Only lines with the word "this" are needed; collect each of them from the listing below.

[Plotting code records]
━━━━━━━━

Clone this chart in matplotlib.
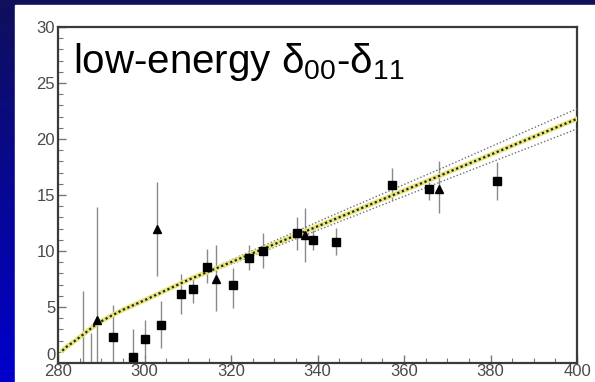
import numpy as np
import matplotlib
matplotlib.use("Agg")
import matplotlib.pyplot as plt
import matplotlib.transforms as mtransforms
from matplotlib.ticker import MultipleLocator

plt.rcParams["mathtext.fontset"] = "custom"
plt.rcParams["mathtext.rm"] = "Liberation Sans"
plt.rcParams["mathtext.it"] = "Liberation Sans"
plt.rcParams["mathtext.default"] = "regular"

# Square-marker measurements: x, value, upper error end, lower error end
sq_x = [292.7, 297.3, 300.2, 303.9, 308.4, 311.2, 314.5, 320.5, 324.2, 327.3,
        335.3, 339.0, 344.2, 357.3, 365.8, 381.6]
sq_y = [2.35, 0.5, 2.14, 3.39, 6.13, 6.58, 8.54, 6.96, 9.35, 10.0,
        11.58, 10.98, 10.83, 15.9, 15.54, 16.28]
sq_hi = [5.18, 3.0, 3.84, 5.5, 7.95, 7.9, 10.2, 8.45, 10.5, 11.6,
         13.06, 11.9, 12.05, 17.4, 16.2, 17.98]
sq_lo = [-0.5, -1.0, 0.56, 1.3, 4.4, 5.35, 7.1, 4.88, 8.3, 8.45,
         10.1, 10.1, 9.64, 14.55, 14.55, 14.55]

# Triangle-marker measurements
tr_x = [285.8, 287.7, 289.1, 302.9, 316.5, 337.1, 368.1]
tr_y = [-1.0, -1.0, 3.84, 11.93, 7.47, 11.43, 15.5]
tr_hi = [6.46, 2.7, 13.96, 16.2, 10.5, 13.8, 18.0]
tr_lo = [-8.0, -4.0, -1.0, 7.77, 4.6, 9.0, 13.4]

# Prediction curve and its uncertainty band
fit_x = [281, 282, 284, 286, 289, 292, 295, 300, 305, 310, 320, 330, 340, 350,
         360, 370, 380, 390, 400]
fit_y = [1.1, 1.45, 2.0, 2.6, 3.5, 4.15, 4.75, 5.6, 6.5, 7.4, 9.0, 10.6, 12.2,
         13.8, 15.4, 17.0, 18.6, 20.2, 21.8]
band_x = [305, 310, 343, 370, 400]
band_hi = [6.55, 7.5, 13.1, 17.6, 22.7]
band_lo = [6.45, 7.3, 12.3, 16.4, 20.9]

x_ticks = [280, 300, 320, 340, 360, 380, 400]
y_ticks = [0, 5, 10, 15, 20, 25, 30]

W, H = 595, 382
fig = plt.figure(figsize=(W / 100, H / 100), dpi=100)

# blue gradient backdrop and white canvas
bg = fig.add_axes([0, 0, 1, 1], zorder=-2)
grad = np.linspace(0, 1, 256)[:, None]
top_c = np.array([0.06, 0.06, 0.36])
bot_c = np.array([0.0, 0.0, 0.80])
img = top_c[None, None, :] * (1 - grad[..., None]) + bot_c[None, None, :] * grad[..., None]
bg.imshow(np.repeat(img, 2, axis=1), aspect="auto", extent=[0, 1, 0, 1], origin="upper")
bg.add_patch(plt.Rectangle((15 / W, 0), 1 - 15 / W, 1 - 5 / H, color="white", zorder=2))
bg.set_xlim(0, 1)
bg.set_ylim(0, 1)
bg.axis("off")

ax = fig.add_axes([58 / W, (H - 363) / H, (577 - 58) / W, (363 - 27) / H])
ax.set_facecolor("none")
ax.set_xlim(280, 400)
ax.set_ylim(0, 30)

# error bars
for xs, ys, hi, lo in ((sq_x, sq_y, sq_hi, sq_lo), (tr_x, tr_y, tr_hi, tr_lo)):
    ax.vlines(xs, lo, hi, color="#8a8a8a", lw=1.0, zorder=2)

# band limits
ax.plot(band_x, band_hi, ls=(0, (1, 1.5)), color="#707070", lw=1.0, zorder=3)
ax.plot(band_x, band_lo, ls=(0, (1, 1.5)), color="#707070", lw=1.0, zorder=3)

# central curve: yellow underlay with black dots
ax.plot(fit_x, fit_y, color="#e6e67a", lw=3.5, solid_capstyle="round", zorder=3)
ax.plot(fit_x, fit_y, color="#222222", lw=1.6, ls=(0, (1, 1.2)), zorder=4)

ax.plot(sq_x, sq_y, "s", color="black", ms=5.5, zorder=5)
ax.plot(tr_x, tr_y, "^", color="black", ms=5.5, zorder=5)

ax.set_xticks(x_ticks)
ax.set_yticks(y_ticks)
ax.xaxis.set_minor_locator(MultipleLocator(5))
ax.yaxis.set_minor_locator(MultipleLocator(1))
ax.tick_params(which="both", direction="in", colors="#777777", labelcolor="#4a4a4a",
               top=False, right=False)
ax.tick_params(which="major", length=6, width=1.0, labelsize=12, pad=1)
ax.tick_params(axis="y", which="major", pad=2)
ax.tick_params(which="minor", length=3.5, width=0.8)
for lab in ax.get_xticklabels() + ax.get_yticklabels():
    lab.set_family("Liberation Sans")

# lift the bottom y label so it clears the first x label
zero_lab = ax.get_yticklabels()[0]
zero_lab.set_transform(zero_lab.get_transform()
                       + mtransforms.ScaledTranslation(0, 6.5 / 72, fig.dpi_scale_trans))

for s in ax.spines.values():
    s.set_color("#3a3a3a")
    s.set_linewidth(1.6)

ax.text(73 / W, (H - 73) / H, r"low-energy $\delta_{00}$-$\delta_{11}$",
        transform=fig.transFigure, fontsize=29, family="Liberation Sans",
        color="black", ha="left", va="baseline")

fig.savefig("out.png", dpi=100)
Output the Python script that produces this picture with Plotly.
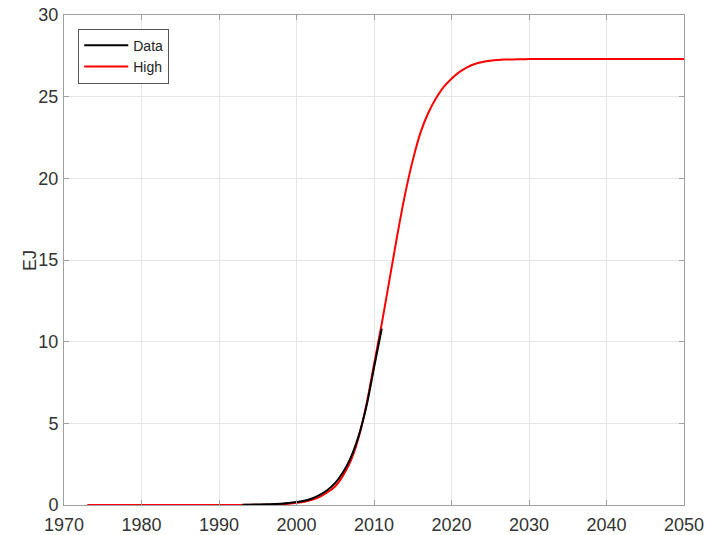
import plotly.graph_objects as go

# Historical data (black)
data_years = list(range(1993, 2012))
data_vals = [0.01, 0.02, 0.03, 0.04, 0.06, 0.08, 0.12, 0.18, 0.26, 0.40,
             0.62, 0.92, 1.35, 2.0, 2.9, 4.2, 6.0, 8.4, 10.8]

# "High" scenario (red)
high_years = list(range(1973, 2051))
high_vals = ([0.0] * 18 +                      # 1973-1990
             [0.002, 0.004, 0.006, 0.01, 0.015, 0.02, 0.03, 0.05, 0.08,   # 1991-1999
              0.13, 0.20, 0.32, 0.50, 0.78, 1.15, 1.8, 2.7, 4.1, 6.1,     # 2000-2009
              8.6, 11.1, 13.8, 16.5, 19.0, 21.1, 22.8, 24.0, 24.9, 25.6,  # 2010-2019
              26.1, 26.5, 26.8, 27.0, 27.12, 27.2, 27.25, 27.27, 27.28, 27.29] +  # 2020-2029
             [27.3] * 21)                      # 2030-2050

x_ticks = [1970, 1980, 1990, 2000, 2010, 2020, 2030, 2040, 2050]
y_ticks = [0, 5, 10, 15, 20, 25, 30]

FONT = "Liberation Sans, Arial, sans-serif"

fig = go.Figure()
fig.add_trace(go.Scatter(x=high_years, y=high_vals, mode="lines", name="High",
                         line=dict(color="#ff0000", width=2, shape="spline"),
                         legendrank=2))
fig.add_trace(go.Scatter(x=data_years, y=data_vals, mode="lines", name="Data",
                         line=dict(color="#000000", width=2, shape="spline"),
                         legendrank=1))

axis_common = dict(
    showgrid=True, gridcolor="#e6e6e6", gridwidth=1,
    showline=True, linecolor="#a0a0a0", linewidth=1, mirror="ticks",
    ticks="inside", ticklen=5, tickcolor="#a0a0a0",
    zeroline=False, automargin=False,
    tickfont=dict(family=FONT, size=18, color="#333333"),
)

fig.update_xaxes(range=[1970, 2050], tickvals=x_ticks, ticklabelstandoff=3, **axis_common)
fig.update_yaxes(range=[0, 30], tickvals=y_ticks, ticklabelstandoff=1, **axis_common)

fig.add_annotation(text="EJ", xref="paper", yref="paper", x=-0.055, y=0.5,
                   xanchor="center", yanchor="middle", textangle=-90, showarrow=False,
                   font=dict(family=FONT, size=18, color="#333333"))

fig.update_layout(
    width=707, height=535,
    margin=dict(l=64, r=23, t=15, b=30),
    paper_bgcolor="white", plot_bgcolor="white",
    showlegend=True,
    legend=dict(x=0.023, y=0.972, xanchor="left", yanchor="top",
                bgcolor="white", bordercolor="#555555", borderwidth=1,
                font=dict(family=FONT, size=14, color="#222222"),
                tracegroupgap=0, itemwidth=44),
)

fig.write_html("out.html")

━━━━━━━━

#### Solved problem:
Clone this chart in matplotlib.
Output the Python script that produces this picture with Plotly.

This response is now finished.